Each taxpayer can now give $3,500,000 to grandchildren and great-grandchildren without incurring the generation-skipping estate tax (45% in 2009). To the extent such gifts are leveraged by making a lifetime exclusion gift which is then put into a life insurance trust, substantial savings can accrue. A charitable lead annuity trust also provides this type of leverage as the $3,500,000 can be allocated to the remainder interest only, and still protect the value of whatever passes to the grandchildren.

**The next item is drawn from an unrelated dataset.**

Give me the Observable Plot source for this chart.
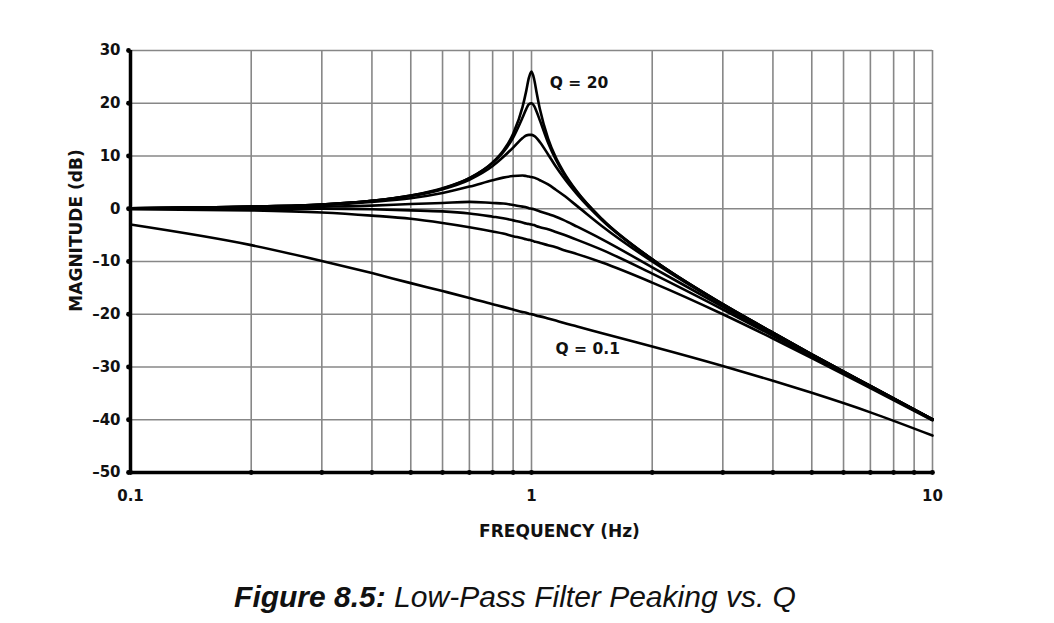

Predicting the future is a difficult business, but it is something that estate planners are now called upon to do. As indicated above, on January 1, 2009, the lifetime exemption (and GST exemption) increased to $3,500,000. After this year, the estate and GST taxes are to be repealed in 2010, but that repeal will last for only one year, and the prior system, with a 55% top rate and a $1,000,000 exemption, is scheduled to be restored on January 1, 2011. No one in the estate planning field believes that this will in fact occur, and all the experts anticipate new legislation that will, among other things, retain the estate tax during 2010 and thereafter.

I am not acquainted with anybody who claims to know exactly what will happen. Given the increasing federal deficits, it is a good bet that the estate tax will be around for quite some time, and that skilled and careful planning will continue to be important.